While these two tools boast similar features, there are several distinct differences. In this article, we’ll walk you through what sets these two platforms apart and suggest what might work best for your business.
Content management systems help businesses and organisations deliver content to consumers. These handy systems power websites and applications, managing workflow, user administration, security, reporting, and much more.
The content these systems deliver comes in various forms, including images, text, and video.
Essentially, a CMS makes up your site’s backend, pushing content to the frontend—the part your visitors and customers will see.
Some content management systems offer additional tools such as multi-device management and rules for content personalisation.
Think of a digital experience platform as an advanced type of CMS. Pushing past the limits previously set by content management systems, DXPs allow organisations to deep-dive into the customer experience.
There’s bound to be some overlap between digital experience platforms and content management systems—for example, both are often responsible for asset management and content creation.
DXPs, however, can handle asset and content management on a much larger scale than your traditional CMS.
Common CMS functions
If you’re just starting out in business, or your organisation is fairly small, a CMS can offer all of the tools you’ll need for basic content and asset management.
You might use your CMS to manage:
- Compliance and security
- Omnichannel marketing
- Global delivery
- Site performance
Some content management systems also offer commerce and content integrations—although this function is more commonly associated with digital experience platforms.
How DXPs build upon traditional CMS software
So, let’s dive a little deeper into commerce and content integrations and how these functions can help your business.
Potential integrations include eCommerce functions, inventory management and adaptable handling, and automated actions.
For example, if a customer visits your online store, adds an item to their cart, and then leaves, your DXP can automatically send that customer an email to remind them about their abandoned item.
Similarly, your DXP can send a follow-up message to a customer after they’ve purchased an item, letting them know about similar products they may be interested in buying.
DXPs also offer expanded opportunities for omnichannel marketing.
In simple terms, omnichannel marketing connects customers across multiple sales channels.

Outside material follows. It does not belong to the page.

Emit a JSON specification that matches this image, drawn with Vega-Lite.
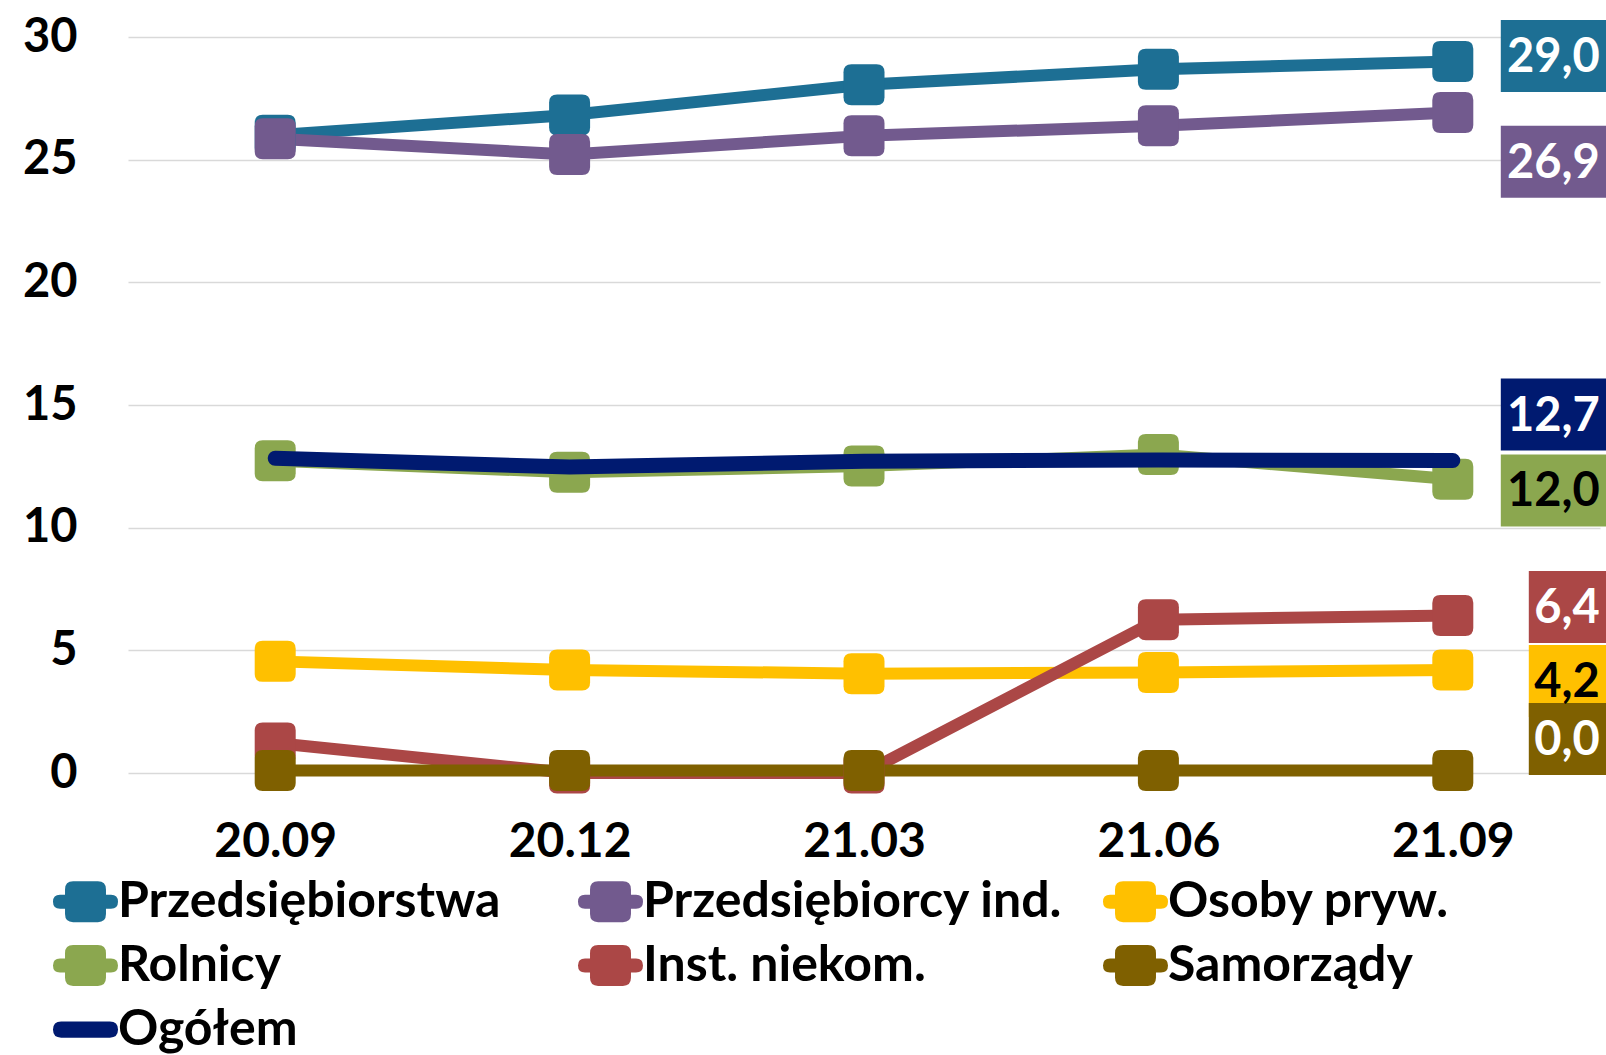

For example, a customer who visited your online store may receive an SMS message or social media advertisement about a product they clicked on.
DXPs can also connect your online customers with your brick-and-mortar stores through personalised billboard or digital kiosk advertisements.
Content management systems are innovative software designed to help businesses better manage their websites and applications. Digital experience platforms take these features several steps further, adding creative content and commerce management along with automated functions.
If automated customer experience management and multi-channel integration appeal to you, consider investing in a DXP for your business.